A thing of beauty, the restored Colt easily could have won the Media’s Choice award, which more or less came down to a coin flip that ended in favor of the 1966 Larson. Shane Chapman said he came across the Larson about 10 years ago. The sled was sitting in a farmer’s tree row near Roseau, and he offered the farmer $25.
The snowmobile today looks like it just came off the showroom floor.
“I put it in our barn, and it was just a pile,” he said. “Someone had painted it green, the motor was stuck, and it was pretty much a piece of junk. The hood was there, the chassis was there, and we redid it all from that.”
Finding the snowmobile was pure coincidence, Chapman said.
“I was just driving by and saw it sitting there,” he said. “You’ve got to keep your eyes open. It’s the same with the car (collectors). They see stuff laying in the weeds, because that’s where a lot of stuff that I have has come from. I haven't bought too many that are fixed up; it’s been junk and we redid it.”
Works in progress
Between them, the Chapmans have “about 20 to 25” snowmobiles in running order, which they bring to shows and take on vintage rides.
“Some are restored and some are just original riders,” Shane Chapman said. “And then I’ve got about another 30 in my shed that are on the to-do list that are either going to be left as they are and I haven’t gotten them running yet, to full restoration. It just kind of depends on what they are.”
They’re in the process of restoring about 60 snowmobiles, Shane said, including a couple of rear-engine sleds that are real antiques.
“The problem is our shop isn’t big enough for the two of us,” he said with a laugh. “(Dad) gets working on something and I get working on something and then we end up with stuff all over the place.
“I would really like a bigger shop.”
Collecting wasn’t the original motivation for owning vintage snowmobiles, said Shane, an insurance adjuster and inspector for Marshall County Mutual in Newfolden. He bought a 1973 Polaris Colt when he was 11 years old and later took it with him to college at Bemidji State University. A 1980 Polaris TXL Indy came next.

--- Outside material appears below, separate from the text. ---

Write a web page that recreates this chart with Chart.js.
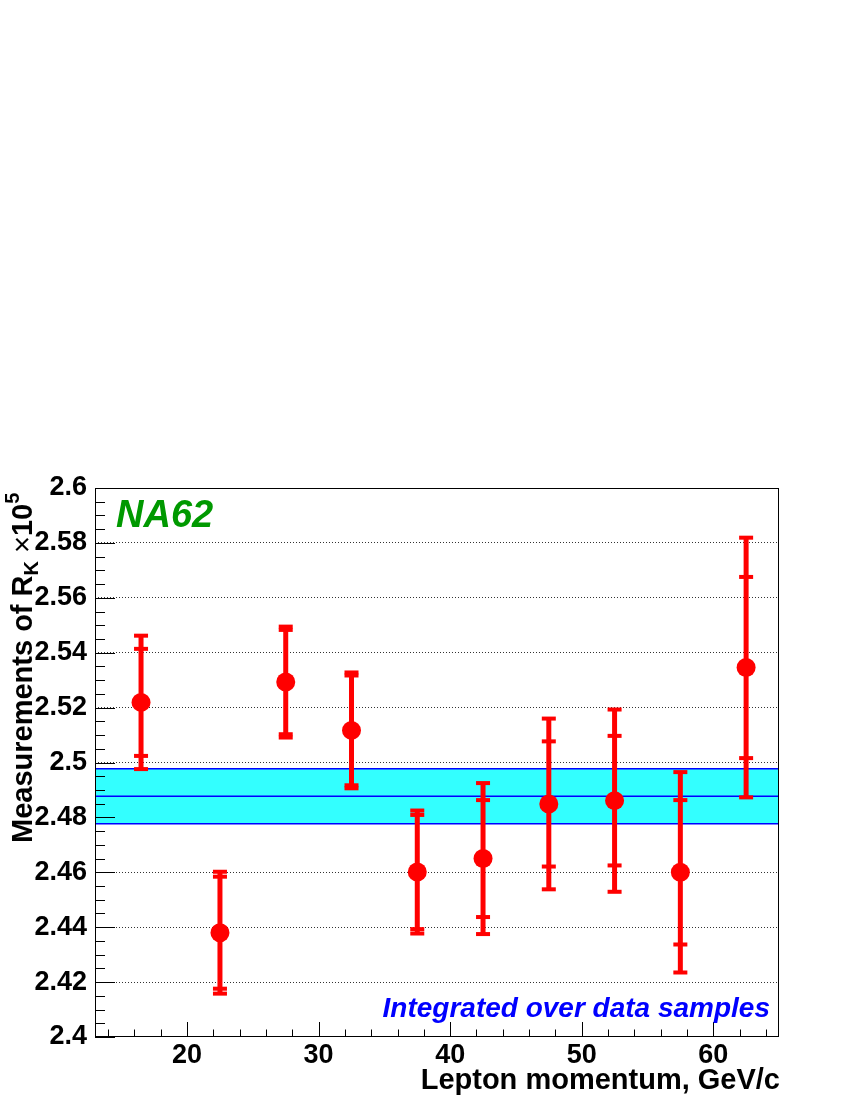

“I went to school in Bemidji, and I took my old ’73 (Polaris) Colt with me in ’91 so I could go ice fishing, and people would just laugh,” he said. “They’d all be driving their new sleds, and I’d have that old Colt.”
The buying, selling and collecting hit full speed after college, Chapman said; a 1968 Polaris Colt was the first snowmobile he restored.
“I started buying and kind of just flipping a little bit here and there just to pay for my restorations, just so I could have parts,” he said. “I never really made any money at it, it was just to finance buying new seats and stuff; that stuff is expensive.
“For awhile, I was bringing home five-six-seven sleds a week. I pretty much have my own boneyard as far as Polaris stuff goes.”
Chapman found his ’66 Polaris Colt racer in the barn of a Newfolden-area farmer who lived nearby.
“He went all over the country and picked up sleds in the ’80s — they were buying vintage sleds before it got real popular,” Shane said. “He had a bunch he wanted to get rid of. He’s a Scorpion (collector) and wanted to get rid of all the Arctic Cats and Polarises.
“I bought 27 sleds from him to get that one and two others.”
Chapman restored the 1966 Colt a couple of years ago. Riding and restoring the vintage sleds is like taking a ride back in time, he says.
“It’s what I rode when I was a kid,” he said.“I never had money to buy a new sled so we rode vintage sleds when they weren’t vintage sleds. They were just our sleds, I guess.”